175cm x 145cm
Sunmat 175cm x 145cm – HMCC201628
Helen McCarthy Tyalmuty (pronounced Chul-much) was born at Tennant Creek in 1972. She spent most of her childhood at Nauiyu Nambiyu Community at Daly River, about 230 km south of Darwin. Later Helen went to study teaching, completing her degree at Deakin University in 1994. During her time at university Helen’s art career began to take shape, and by 1993 she was already involved in her first art festival. Helen’s painting continued to develop after moving into teaching full time, and for ten years she successfully combined a job as a teacher in remote communities with her painting activities.
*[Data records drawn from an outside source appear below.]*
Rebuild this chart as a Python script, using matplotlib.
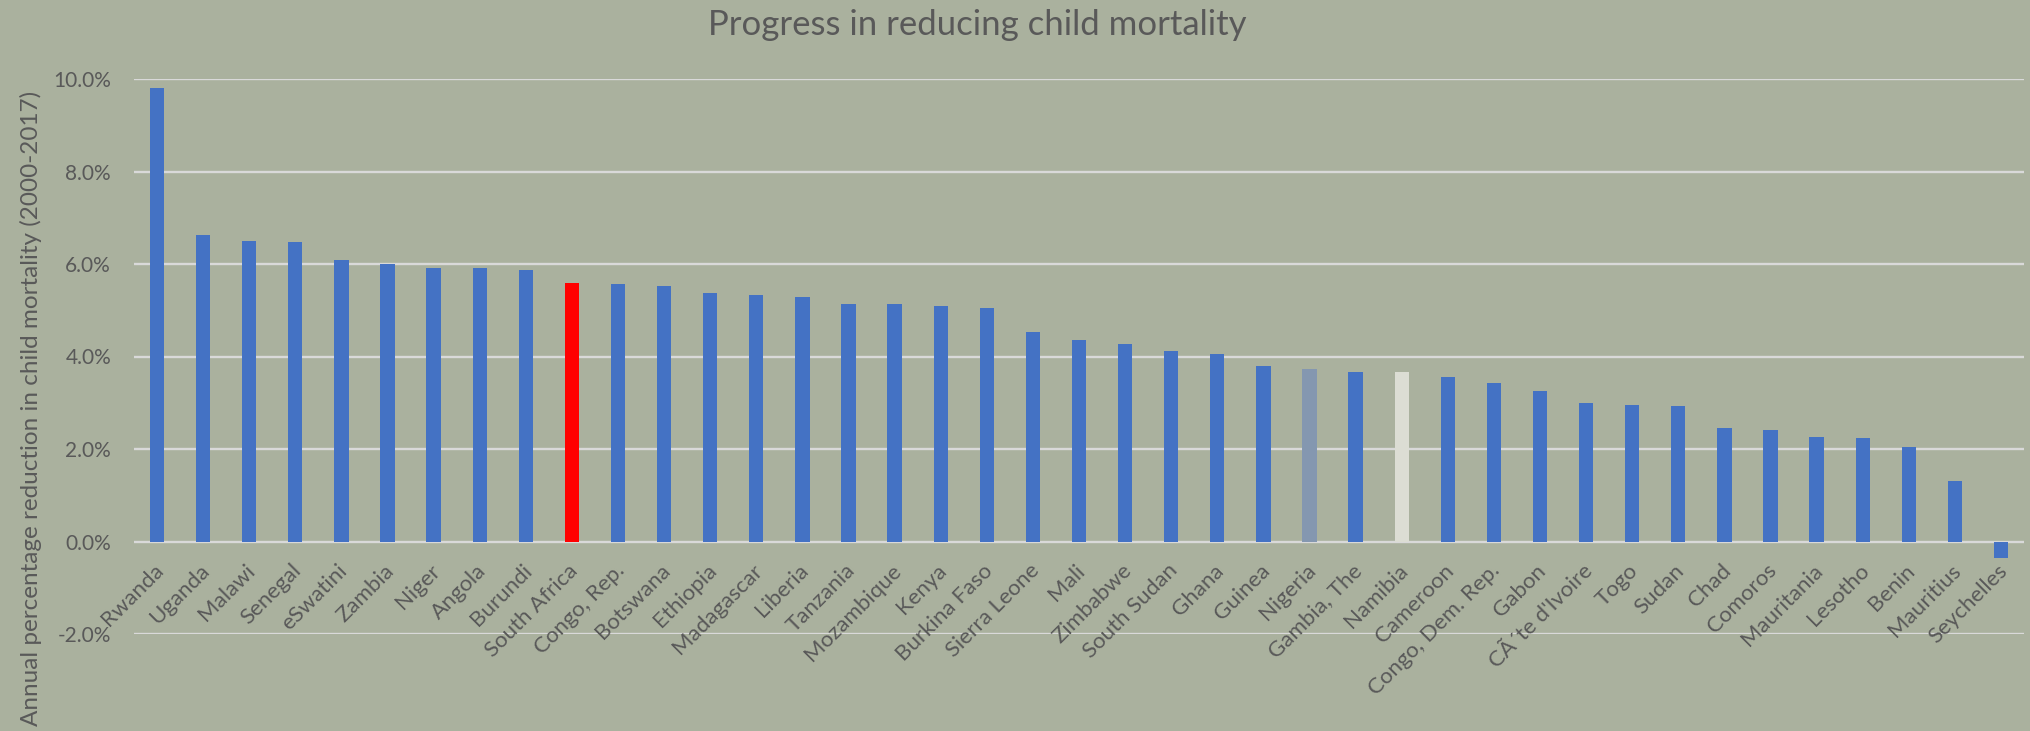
import matplotlib
matplotlib.use("Agg")
import matplotlib.pyplot as plt
import matplotlib.transforms as mtransforms
from matplotlib.ticker import FuncFormatter

countries = ["Rwanda", "Uganda", "Malawi", "Senegal", "eSwatini", "Zambia", "Niger", "Angola",
             "Burundi", "South Africa", "Congo, Rep.", "Botswana", "Ethiopia", "Madagascar",
             "Liberia", "Tanzania", "Mozambique", "Kenya", "Burkina Faso", "Sierra Leone",
             "Mali", "Zimbabwe", "South Sudan", "Ghana", "Guinea", "Nigeria", "Gambia, The",
             "Namibia", "Cameroon", "Congo, Dem. Rep.", "Gabon", "CÃ´te d'Ivoire", "Togo",
             "Sudan", "Chad", "Comoros", "Mauritania", "Lesotho", "Benin", "Mauritius",
             "Seychelles"]
values = [9.81, 6.62, 6.50, 6.48, 6.09, 6.00, 5.91, 5.91, 5.87, 5.59, 5.57, 5.52, 5.38,
          5.32, 5.29, 5.14, 5.13, 5.10, 5.05, 4.53, 4.35, 4.27, 4.12, 4.05, 3.80, 3.73,
          3.67, 3.67, 3.55, 3.42, 3.25, 3.00, 2.95, 2.92, 2.46, 2.41, 2.26, 2.24, 2.05,
          1.31, -0.35]
highlight = {"South Africa": "#FF0000", "Nigeria": "#8497B0", "Namibia": "#DCDDD4"}
base_color = "#4472C4"
yticks = [-2, 0, 2, 4, 6, 8, 10]

title = "Progress in reducing child mortality"
ylabel = "Annual percentage reduction in child mortality (2000-2017)"

bg = "#AAB19E"
txt = "#595959"
plt.rcParams['font.family'] = ['Lato', 'DejaVu Sans']

W, H = 2030, 731
fig = plt.figure(figsize=(W / 100, H / 100), dpi=100, facecolor=bg)
ax = fig.add_axes([134 / W, 1 - 634 / H, (2024 - 134) / W, (634 - 79) / H])
ax.set_facecolor(bg)

x = list(range(len(countries)))
colors = [highlight.get(c, base_color) for c in countries]
ax.bar(x, values, width=0.31, color=colors, zorder=3)

ax.set_xlim(-0.5, len(countries) - 0.5)
ax.set_ylim(-2, 10)
ax.set_yticks(yticks)
ax.yaxis.set_major_formatter(FuncFormatter(lambda v, p: f"{v:.1f}%"))
ax.tick_params(axis='y', length=0, pad=16.5, labelsize=15, labelcolor=txt)
ax.set_xticks([])
ax.grid(axis='y', color="#D9D9D9", linewidth=1.7, zorder=1)
for s in ax.spines.values():
    s.set_visible(False)

offset = mtransforms.ScaledTranslation(-4 / 100, -19 / 100, fig.dpi_scale_trans)
for xi, name in zip(x, countries):
    ax.text(xi, 0, name, rotation=45, ha='right', va='top', rotation_mode='anchor',
            fontsize=16, color=txt, transform=ax.transData + offset)

fig.text(977 / W, 1 - 25 / H, title, ha='center', va='center', fontsize=25, color=txt)
fig.text(31 / W, 1 - 408 / H, ylabel, rotation=90, ha='center', va='center',
         fontsize=17.5, color=txt)

fig.savefig("out.png", dpi=100, facecolor=bg)
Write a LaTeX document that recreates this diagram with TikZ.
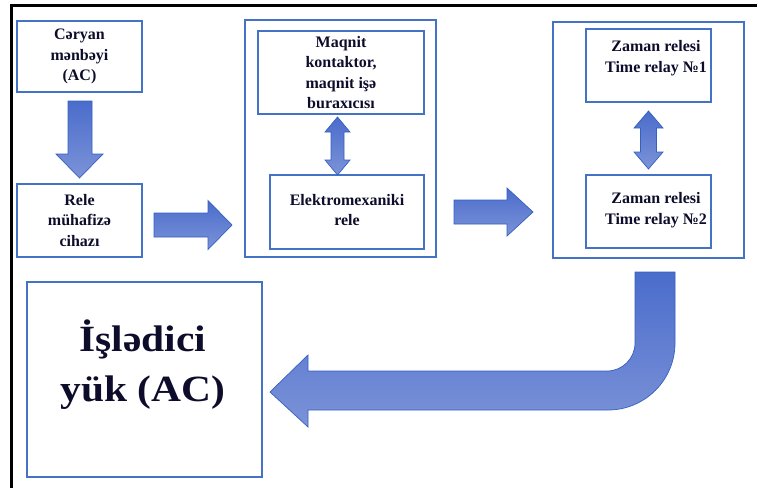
\documentclass[tikz,border=0pt]{standalone}
\usepackage{fontspec}
\setmainfont{Liberation Serif}
\newfontfamily\bigfont[FakeStretch=1.12]{Liberation Serif}
\definecolor{boxblue}{HTML}{4472C4}
\definecolor{ink}{HTML}{0D0D2B}
\definecolor{arrtop}{HTML}{4A6CCB}
\definecolor{arrbot}{HTML}{7C93D8}
\definecolor{arredge}{HTML}{3460C2}
\begin{document}
\begin{tikzpicture}[x=1pt,y=-1pt,
  box/.style={draw=boxblue, line width=1.1pt, rectangle, inner sep=0pt, align=center,
    font=\bfseries\fontsize{16}{20.5}\selectfont, text=ink},
  txt/.style={inner sep=0pt, align=center, font=\bfseries\fontsize{16}{20.5}\selectfont, text=ink},
  bigtxt/.style={inner sep=0pt, align=center, font=\bigfont\bfseries\fontsize{37}{50}\selectfont, text=ink},
  blockarrow/.style={draw=arredge, line width=0.7pt, top color=arrtop, bottom color=arrbot},
  frame/.style={draw=black, line width=3pt}]
\useasboundingbox (0,0) rectangle (757,488);
% outer frame (top and left edges only)
\draw[frame] (11,488) -- (11,5.5) -- (757,5.5);
% boxes
\node[box, minimum width=125pt, minimum height=71pt] (b1) at (79.5,56.5) {Cəryan\\mənbəyi\\(AC)};
\node[box, minimum width=125pt, minimum height=73pt] (b2) at (79.5,220.5) {Rele\\mühafizə\\cihazı};
\node[box, minimum width=191pt, minimum height=237pt] (g1) at (340.5,138.5) {};
\node[box, minimum width=166pt, minimum height=83pt] (m1) at (341,72.5) {Maqnit\\kontaktor,\\maqnit işə\\buraxıcısı};
\node[box, minimum width=154pt, minimum height=74pt] (m2) at (347,212) {};
\node[txt] (m2t) at (347,210) {Elektromexaniki\\rele};
\node[box, minimum width=191pt, minimum height=236pt] (g2) at (648.5,140) {};
\node[box, minimum width=125pt, minimum height=73pt] (t1) at (648.5,65.5) {};
\node[txt] (t1t) at (656,58) {Zaman relesi\\Time relay №1};
\node[box, minimum width=125pt, minimum height=73pt] (t2) at (648.5,211.5) {};
\node[txt] (t2t) at (656,210) {Zaman relesi\\Time relay №2};
\node[box, minimum width=235pt, minimum height=195pt] (load) at (144.5,379.5) {};
\node[bigtxt] (loadt) at (143,365) {İşlədici\\yük (AC)};
% block arrows
\draw[blockarrow] (68,101) -- (92,101) -- (92,154) -- (103,154) -- (79.5,178) -- (56,154) -- (68,154) -- cycle;
\draw[blockarrow] (154,213) -- (208,213) -- (208,200.5) -- (232,225) -- (208,249.5) -- (208,237) -- (154,237) -- cycle;
\draw[blockarrow] (454,200) -- (507,200) -- (507,188) -- (533,212) -- (507,236) -- (507,224) -- (454,224) -- cycle;
\draw[blockarrow] (337.5,117) -- (350,132) -- (344,132) -- (344,160) -- (350,160) -- (337.5,175)
  -- (325,160) -- (331,160) -- (331,132) -- (325,132) -- cycle;
\draw[blockarrow] (648.5,111) -- (663,128) -- (656.5,128) -- (656.5,152) -- (663,152) -- (648.5,169)
  -- (634,152) -- (640.5,152) -- (640.5,128) -- (634,128) -- cycle;
\draw[blockarrow] (270,392) -- (308,355) -- (308,371) -- (607,371)
  .. controls (622.5,371) and (635,358.5) .. (635,343) -- (635,272) -- (675,272) -- (675,343)
  .. controls (675,380) and (645,410) .. (608,410) -- (308,410) -- (308,427) -- cycle;
\end{tikzpicture}
\end{document}
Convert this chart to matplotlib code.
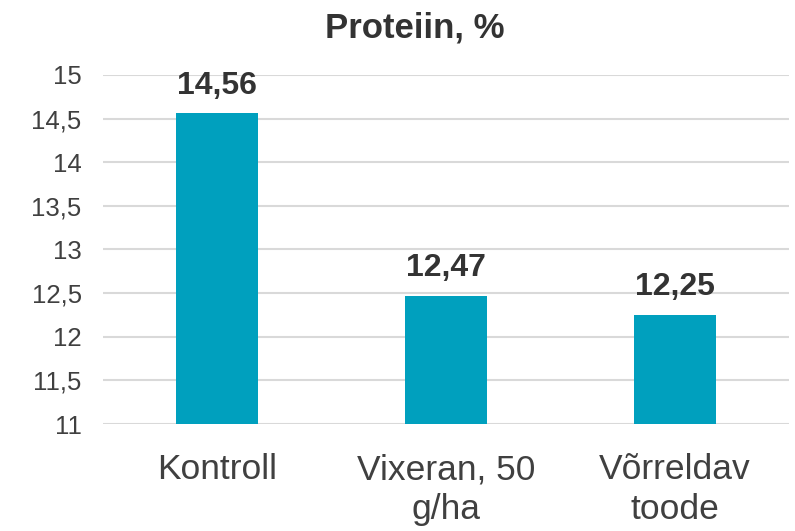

Helen McCarthy Tyalmuty had her first solo exhibition in 2006. In 2007, Helen received the People’s Choice Award at the 24th Telstra Aboriginal Art Awards for her painting Tyemeny Liman’s Wutinggi (Grandpa Harry’s Canoe).
Helen McCarthy Tyalmuty says of her grandfather: “In his day he was the best canoe maker in his country. It’s a sad story and a good story at the same time. It’s the last canoe that he ever made.” Tyalmuty’s grandfather stopped making canoes when he heard that education would help his children. He left his country with a heavy heart and sent his children to school on the Cox Peninsula. Helen devotes herself to painting full time and is recognised as one of Australia’s most innovative Aboriginal artists. She spends her time in the community at Bulgul and with her family in Darwin, where she has a son and four sisters.
This piece is Helen’s artistic depiction of a Sunmat, which were made by the women and used to sit on. Sunmats, Dilly Bags and Fish Nets are made using the fibre of the leaf matter from the Pandanus plant. These plants are similar to a palm tree and have long sinuous frond that grow from them. These fronds are taken from the plant, and then stripped down to a string like fibre. These are in turn rubbed together between the hands until the fibres bind together. This is then dyed different colours using natural colourings that can be found in berries, fruits and ochre stones. Once the fibres are coloured, they are then woven into the Fish Nets. These nets are still made today after 10’s of thousands of years.